#### PROMPT:
Only one stretch of the data below should be repeated: the lines from the line containing "Reproduce this chart with Plotly." through the line containing "import plotly.graph_objects as go", inclusive, exactly as they are.
start
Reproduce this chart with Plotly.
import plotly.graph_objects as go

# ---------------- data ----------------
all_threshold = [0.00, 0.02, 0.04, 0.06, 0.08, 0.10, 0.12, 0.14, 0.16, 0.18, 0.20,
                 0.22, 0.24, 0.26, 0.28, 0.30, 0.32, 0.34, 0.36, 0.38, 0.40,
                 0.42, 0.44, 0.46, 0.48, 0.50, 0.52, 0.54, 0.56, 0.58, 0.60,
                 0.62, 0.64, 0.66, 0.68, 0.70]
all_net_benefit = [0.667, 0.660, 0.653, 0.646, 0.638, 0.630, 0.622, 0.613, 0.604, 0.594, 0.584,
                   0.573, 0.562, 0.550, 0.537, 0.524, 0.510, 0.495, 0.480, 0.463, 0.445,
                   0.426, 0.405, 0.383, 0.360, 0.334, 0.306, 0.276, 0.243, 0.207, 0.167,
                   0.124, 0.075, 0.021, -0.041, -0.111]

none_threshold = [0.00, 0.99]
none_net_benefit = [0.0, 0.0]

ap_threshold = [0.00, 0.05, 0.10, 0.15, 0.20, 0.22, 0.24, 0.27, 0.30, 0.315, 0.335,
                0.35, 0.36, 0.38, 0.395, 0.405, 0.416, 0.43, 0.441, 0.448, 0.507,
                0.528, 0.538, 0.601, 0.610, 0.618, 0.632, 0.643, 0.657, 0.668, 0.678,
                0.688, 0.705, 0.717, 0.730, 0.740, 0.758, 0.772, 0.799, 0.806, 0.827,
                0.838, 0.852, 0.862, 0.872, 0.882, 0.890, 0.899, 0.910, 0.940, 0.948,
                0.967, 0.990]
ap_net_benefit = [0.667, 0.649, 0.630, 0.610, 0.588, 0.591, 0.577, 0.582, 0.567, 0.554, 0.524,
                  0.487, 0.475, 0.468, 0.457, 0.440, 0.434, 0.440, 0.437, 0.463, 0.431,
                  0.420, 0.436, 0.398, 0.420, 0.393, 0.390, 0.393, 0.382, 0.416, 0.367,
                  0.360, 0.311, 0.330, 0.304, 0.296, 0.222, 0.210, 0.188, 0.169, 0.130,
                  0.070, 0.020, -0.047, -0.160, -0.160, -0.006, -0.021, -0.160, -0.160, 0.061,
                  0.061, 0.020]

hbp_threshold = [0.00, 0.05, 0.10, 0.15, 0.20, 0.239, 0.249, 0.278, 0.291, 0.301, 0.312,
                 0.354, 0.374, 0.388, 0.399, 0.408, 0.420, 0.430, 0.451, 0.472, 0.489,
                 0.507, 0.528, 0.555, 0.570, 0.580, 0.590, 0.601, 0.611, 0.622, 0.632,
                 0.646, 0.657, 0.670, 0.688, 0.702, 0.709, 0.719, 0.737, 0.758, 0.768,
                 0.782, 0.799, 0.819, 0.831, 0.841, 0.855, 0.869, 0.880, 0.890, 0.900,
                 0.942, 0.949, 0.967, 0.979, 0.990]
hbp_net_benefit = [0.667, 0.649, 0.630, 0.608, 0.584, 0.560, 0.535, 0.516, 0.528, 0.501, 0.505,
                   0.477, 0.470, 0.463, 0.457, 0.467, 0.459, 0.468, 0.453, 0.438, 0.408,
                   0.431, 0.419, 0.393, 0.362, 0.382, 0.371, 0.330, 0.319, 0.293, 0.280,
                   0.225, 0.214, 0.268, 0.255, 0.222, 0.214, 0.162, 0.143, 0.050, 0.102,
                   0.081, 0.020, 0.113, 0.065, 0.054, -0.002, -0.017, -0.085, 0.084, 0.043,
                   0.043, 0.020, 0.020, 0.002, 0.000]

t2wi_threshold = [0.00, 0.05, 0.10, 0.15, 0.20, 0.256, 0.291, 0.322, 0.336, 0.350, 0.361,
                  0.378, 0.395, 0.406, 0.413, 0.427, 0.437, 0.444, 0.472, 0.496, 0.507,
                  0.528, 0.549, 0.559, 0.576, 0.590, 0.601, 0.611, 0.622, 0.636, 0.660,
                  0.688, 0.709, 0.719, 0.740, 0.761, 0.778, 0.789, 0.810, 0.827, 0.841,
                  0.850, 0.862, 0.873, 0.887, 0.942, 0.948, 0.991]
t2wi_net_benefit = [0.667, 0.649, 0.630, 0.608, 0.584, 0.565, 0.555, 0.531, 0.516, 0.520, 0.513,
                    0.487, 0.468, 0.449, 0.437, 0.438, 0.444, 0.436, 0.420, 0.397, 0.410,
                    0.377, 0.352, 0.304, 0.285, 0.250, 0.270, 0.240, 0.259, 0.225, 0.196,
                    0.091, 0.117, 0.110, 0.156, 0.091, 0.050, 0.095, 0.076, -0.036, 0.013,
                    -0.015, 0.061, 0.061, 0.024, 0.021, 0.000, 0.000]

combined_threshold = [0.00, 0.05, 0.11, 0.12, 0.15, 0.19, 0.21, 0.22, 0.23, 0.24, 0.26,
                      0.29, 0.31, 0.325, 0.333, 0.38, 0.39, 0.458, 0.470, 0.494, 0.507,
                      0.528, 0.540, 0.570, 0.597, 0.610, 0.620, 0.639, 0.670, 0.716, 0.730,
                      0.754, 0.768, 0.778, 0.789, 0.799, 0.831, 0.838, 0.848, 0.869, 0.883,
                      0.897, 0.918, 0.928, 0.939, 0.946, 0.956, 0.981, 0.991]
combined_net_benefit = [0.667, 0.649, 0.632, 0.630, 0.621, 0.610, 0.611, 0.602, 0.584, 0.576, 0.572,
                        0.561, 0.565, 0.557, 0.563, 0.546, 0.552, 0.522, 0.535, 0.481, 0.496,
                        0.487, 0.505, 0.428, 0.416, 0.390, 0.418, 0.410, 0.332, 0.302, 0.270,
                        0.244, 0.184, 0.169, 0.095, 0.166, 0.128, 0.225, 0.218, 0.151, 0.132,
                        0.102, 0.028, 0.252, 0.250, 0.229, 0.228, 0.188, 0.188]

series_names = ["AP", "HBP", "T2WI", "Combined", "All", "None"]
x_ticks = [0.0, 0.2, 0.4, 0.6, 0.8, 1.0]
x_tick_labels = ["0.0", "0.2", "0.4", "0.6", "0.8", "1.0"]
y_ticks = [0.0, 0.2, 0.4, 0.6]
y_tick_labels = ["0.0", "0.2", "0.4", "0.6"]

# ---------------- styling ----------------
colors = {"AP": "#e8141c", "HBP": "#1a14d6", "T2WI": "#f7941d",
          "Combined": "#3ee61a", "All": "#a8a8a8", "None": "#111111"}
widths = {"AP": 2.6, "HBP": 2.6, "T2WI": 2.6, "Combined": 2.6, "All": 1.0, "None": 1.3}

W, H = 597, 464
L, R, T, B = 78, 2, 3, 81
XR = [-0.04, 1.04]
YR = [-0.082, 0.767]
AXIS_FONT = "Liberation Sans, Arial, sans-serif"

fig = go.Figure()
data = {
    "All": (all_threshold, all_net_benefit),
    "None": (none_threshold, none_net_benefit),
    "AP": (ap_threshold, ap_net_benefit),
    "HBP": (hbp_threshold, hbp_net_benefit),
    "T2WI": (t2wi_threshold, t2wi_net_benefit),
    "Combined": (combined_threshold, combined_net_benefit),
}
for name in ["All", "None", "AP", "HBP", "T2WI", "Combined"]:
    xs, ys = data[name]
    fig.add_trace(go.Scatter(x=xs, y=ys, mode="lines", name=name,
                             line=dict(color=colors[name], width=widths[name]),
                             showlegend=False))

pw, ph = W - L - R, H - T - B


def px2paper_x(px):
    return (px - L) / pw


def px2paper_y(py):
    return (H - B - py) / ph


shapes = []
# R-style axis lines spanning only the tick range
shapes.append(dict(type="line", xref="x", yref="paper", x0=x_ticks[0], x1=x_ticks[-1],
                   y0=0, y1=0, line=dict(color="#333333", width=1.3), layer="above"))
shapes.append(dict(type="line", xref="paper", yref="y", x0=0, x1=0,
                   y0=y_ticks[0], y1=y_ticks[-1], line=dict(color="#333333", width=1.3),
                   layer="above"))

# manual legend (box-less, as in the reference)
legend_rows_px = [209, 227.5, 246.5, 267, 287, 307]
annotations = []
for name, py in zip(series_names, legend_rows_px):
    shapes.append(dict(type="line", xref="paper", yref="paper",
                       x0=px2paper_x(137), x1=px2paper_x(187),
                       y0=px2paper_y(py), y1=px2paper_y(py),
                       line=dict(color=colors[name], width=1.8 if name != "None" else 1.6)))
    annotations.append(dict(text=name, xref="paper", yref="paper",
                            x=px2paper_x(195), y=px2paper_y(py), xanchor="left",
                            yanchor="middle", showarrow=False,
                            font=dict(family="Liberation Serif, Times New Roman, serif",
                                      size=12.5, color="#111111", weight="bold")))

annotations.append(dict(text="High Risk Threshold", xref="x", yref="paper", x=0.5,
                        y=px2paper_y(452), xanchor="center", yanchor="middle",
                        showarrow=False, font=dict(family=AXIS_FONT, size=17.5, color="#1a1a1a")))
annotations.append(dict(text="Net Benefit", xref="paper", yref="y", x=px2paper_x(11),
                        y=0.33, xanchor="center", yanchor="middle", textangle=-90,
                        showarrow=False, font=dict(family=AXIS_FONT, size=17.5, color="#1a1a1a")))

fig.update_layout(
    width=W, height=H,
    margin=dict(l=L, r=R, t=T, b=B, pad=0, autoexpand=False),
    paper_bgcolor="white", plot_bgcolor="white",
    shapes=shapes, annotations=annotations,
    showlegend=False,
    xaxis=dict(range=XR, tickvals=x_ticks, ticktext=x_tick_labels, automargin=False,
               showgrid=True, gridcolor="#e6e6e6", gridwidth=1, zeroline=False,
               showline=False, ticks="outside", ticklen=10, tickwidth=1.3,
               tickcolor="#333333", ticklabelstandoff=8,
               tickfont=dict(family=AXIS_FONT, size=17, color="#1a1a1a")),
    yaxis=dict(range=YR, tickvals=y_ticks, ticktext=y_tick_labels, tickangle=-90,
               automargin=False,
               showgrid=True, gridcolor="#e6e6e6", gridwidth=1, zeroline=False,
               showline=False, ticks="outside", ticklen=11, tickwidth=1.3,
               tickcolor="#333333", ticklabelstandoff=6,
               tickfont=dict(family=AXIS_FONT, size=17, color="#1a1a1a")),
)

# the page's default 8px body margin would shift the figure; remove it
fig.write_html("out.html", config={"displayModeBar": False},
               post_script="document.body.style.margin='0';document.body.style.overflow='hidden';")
end
start
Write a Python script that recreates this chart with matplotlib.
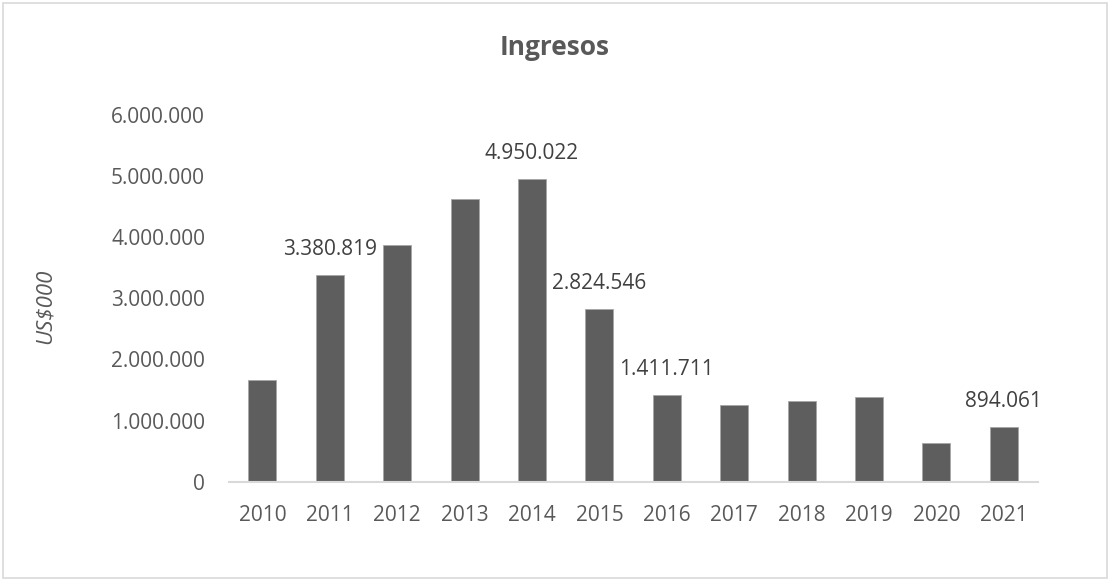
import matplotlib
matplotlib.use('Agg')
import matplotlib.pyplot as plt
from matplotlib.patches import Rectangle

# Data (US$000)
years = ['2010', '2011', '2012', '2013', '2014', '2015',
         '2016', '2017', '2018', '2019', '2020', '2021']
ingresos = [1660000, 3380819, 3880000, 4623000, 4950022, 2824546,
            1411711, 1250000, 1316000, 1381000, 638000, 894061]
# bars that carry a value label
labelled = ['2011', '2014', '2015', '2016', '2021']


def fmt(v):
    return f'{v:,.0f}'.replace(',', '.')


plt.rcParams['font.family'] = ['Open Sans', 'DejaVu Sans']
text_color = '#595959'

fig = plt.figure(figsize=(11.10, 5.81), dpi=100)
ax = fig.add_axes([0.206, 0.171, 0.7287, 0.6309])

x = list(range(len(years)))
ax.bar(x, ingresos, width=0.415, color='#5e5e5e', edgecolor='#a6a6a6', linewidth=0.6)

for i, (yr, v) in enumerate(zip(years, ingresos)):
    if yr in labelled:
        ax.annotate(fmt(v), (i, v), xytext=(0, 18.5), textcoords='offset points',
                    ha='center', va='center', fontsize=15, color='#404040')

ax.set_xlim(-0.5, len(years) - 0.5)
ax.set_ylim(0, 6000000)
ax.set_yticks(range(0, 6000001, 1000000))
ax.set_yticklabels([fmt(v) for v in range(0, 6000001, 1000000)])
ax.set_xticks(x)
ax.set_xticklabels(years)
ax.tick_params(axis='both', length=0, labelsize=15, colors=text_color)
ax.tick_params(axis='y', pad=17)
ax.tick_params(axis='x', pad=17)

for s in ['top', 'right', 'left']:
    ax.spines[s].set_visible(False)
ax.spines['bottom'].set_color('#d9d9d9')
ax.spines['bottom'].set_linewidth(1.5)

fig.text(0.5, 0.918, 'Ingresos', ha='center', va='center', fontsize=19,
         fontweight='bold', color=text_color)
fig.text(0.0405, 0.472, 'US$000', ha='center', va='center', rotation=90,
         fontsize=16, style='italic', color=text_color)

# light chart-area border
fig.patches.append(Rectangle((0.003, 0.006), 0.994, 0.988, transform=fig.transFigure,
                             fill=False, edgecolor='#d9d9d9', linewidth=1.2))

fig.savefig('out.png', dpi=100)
end
start
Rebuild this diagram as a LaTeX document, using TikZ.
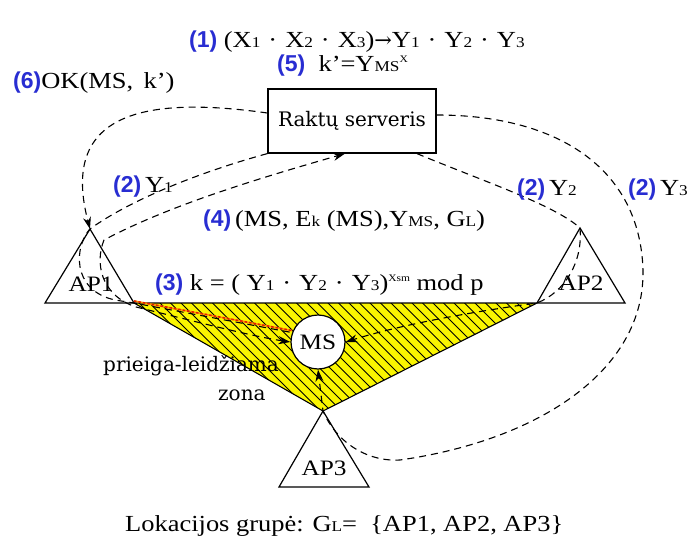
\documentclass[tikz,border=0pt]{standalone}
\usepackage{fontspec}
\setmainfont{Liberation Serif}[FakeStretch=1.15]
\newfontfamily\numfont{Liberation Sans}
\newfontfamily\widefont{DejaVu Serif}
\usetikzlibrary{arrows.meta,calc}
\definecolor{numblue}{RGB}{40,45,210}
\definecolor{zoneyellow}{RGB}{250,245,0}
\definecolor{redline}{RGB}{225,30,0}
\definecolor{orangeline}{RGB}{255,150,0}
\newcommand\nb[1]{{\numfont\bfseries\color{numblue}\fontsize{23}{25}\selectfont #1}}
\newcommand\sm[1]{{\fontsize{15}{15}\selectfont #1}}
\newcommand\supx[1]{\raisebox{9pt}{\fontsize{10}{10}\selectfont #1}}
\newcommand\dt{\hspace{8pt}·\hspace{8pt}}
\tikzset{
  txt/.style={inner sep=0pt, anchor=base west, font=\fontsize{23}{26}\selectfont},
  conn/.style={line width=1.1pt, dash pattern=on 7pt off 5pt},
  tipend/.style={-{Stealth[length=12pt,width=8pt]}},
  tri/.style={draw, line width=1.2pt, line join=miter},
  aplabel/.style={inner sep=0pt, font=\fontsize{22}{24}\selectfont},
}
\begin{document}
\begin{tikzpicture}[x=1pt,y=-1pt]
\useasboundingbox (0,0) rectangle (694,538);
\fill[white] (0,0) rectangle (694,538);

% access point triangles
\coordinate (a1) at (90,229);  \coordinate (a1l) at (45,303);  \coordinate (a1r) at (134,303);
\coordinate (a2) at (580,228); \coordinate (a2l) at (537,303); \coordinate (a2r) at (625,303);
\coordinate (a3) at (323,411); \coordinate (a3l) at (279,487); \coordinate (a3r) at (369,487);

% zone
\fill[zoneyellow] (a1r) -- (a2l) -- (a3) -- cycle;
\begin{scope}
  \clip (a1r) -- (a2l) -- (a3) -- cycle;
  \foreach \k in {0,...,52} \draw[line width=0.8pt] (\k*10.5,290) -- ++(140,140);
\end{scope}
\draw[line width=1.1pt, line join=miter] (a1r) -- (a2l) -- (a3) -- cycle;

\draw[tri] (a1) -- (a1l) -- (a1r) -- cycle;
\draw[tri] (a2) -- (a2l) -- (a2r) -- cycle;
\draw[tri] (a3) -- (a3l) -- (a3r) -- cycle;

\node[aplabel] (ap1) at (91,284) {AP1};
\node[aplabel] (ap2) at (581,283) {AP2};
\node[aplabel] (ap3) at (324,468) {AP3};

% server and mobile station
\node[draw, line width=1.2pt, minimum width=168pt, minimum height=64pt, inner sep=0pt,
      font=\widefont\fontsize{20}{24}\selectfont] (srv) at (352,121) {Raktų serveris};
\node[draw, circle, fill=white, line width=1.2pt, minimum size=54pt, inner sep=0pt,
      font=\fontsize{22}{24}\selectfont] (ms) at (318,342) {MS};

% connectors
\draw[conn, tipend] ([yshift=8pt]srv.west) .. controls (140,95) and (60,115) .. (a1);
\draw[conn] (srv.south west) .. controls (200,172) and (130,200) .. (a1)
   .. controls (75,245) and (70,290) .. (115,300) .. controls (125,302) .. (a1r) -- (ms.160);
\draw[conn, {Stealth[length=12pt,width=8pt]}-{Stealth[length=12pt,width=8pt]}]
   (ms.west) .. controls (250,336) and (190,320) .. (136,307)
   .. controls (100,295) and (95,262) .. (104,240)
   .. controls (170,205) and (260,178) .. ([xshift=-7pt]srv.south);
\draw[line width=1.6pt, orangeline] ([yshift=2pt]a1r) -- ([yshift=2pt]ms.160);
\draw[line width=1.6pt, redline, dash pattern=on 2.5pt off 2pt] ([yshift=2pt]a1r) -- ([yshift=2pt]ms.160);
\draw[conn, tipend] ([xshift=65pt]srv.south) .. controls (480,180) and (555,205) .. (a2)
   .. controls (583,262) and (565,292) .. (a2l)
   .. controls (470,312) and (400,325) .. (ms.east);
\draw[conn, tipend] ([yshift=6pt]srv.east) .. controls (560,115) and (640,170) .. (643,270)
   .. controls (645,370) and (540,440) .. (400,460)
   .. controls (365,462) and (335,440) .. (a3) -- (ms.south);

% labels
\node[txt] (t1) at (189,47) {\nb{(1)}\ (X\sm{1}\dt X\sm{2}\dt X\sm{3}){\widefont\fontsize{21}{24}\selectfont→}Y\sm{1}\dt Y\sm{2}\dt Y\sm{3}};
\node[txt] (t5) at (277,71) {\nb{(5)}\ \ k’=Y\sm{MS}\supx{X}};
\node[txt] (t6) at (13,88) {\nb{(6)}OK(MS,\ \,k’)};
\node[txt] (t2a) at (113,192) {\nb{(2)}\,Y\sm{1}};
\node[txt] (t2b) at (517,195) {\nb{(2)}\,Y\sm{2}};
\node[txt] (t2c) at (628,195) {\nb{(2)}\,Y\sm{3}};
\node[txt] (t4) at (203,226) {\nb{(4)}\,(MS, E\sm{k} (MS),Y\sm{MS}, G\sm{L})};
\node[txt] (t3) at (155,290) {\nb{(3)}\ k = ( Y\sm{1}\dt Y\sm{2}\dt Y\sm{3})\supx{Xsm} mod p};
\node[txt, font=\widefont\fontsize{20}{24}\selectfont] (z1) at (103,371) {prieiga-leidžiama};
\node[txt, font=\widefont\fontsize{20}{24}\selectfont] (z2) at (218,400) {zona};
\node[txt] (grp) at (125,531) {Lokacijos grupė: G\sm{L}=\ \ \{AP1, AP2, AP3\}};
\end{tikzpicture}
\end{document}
end
#### RESPONSE TO THE EXERCISE:
Reproduce this chart with Plotly.
import plotly.graph_objects as go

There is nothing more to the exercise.